A couple of things to consider before deprecating something that is apparently redundant:
Is it worth end-user irritation? (Thinking of the balance between developers’ wish to reduce maintenance load vs end-user annoyance when they have to edit their code upon upgrade.)
Does it help or hurt code expressivity? E.g., we “could” (almost) remove Integrator.ar in favor of FOS.ar(sig, a0: 1, a1: 0, b1: 1) but… does anyone want to read that?
Does the redundant class execute faster? If so, that may be a reason to keep it. (Integrator could be seen as an optimized formula, removing the unused i-1 feedforward term.)
Just questioning a little bit the assumption that “redundant class” automatically, in every case, calls for deprecation.

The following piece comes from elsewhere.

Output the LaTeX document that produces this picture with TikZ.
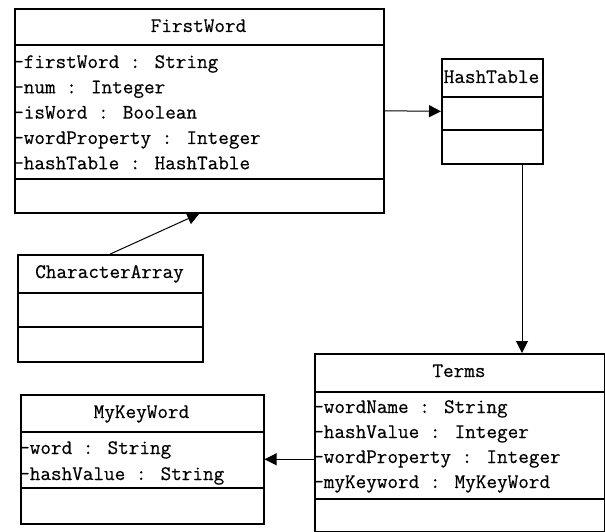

In this case, though (and to my surprise), Pbindf is slower than Pchain. A lot slower.
(
var a = Array.fill(50, { |i| [("a" ++ i).asSymbol, Pseries(0, 1, 10000)] }).flat;
var b = Array.fill(50, { |i| [("b" ++ i).asSymbol, Pseries(0, 1, 10000)] }).flat;
var chain = Pchain(Pbind(*b), Pbind(*a));
var pbf = Pbindf(Pbind(*a), *b);
c = Pn(chain, 1000).asStream;
f = Pn(pbf, 1000).asStream;
)
bench { c.all };
time to run: 0.095601731999977 seconds.
bench { f.all };
time to run: 0.17033853699991 seconds.
So in this case, there would at minimum be good reason to replace the current Pbindf implementation to just return a Pchain, and perhaps even to deprecate.
I didn’t really think about a formal deprecation, I just thought that the help file could explain that it does the same thing as <> resp. Pchain and recommend the latter instead.
Perhaps slightly off topic…
but does any one know why the symbol <> was chosen for this operation, when it is conceptually a concatenation of keys and functions like, (...) ++ (...), (event concat), whilst Pbind() ++ Pbind() is used to mean Pseq(Pbind(), Pbind())?
It’s analogous to function composition. In mathematics, f · g = f(g(x)) meaning, evaluate g, then pass that result to f. This is exactly how pattern composition works too.
Note that f < g, when f is a function, already means “return a new function where both f and g are evaluated and the ‘less than’ result is returned.” So you can’t overload < or <= to mean function composition.
JITLib uses <<> and <>> for nodeproxy chaining. f <<> gcould be borrowed for functions and patterns.
(Btw I had forgotten to mention that <> is a loose visual analog to the middle-dot operator, using standard ASCII characters. · doesn’t exist in the 0-127 code point range.)